– Я знаю, – отвечает доктор и кладет мне руку на лоб. Теперь я не могу отодвинуться от него, он же светит фонариком мне в глаз. – Потому что очень неприятно, когда звонят по пустякам, когда мне нужно навестить тех, кто действительно болен.
Даже не знаю, что и думать. Не могу сосредоточиться. Луч света скользит по моему лицу, но доктор велит мне не закрывать глаза.
– Я не понимаю, – наконец выдавливаю я. – Я не такая, как моя подруга Элизабет. Она почти не выходит из дома. У нее плохое зрение, и ноги почти не ходят. Тогда как я, в отличие от нее…
– Тогда как вы в прекрасной форме для своих лет. Я знаю.
Он убирает фонарик, и я, нахмурившись, смотрю на него. Примерно с минуту я не могу понять, зачем он пришел.
– Но я вам хотела сказать, доктор, совсем о другом. Моя подруга Элизабет. Она исчезла.
– Мам, прошу тебя, не начинай все снова, – вступает в разговор Хелен. – Простите ее, она сейчас стала слегка одержимой. Я пообещала ей выяснить, что случилось.
– Это не одержимость. Я не знаю, когда она исчезла…
– Мне кажется, что ваша подруга даст о себе знать. Она непременно найдется. Вам же нужно успокоиться. Уверяю вас, ее родные позаботятся о ней. Хорошо? Самое главное – спокойствие. Спокойствие. Знаете, мне действительно нужно к другим пациентам, – Доктор берет свой саквояж и поворачивается к Хелен. – Я посмотрю анализ крови, который она сдавала на прошлой неделе, – он бросает на меня короткий взгляд. – Возможно, вам захочется узнать оценку состояния вашего здоровья. В какой-то момент.

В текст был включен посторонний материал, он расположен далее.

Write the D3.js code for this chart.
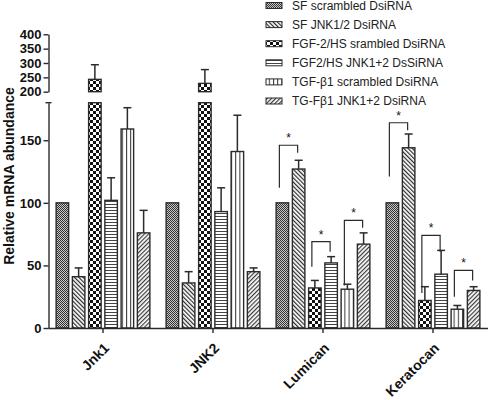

Продолжая разговаривать с Хелен, он снова вставляет в уши какие-то затычки, от которых тянутся провода. Интересно, что у него там? Я прижимаю руки к собственным ушам и пытаюсь услышать ток крови. Он похож на шум моря или на пение. Увы, ладони не могут заменить раковины, они не создают правильное эхо.
Хелен возвращается – она проводила доктора – и садится на подлокотник моего кресла.
– Не нужно закрывать уши, мама, – говорит она. – Он ведь не кричал. Пообещаешь мне сейчас, что больше не будешь звонить хирургу? И перестанешь нести вздор про Элизабет, обещаешь?
Я не отвечаю.
– Мам! – Хелен хватает меня за руку, и я вскрикиваю от боли.
– В чем дело? – спрашивает она и оттягивает мой рукав. Моя кожа сплошь в синяках. Они теснятся вокруг локтя и напоминают крылышки. – О господи! Почему ты ничего мне не сказала? Я позову его и попрошу вернуться.
– Не надо, – прошу я. – Я не выношу, когда мне светят в глаза. Не хочу, чтобы он снова пришел.
– Прости, – говорит Хелен и, сев передо мной на корточки, берет меня за руку. – Прости, что не поверила тебе. Прости, что не сказала доктору, чтобы он тебя как следует осмотрел. Откуда у тебя эти синяки, мам?
– От зонтика, – отвечаю я, но на самом деле не могу вспомнить.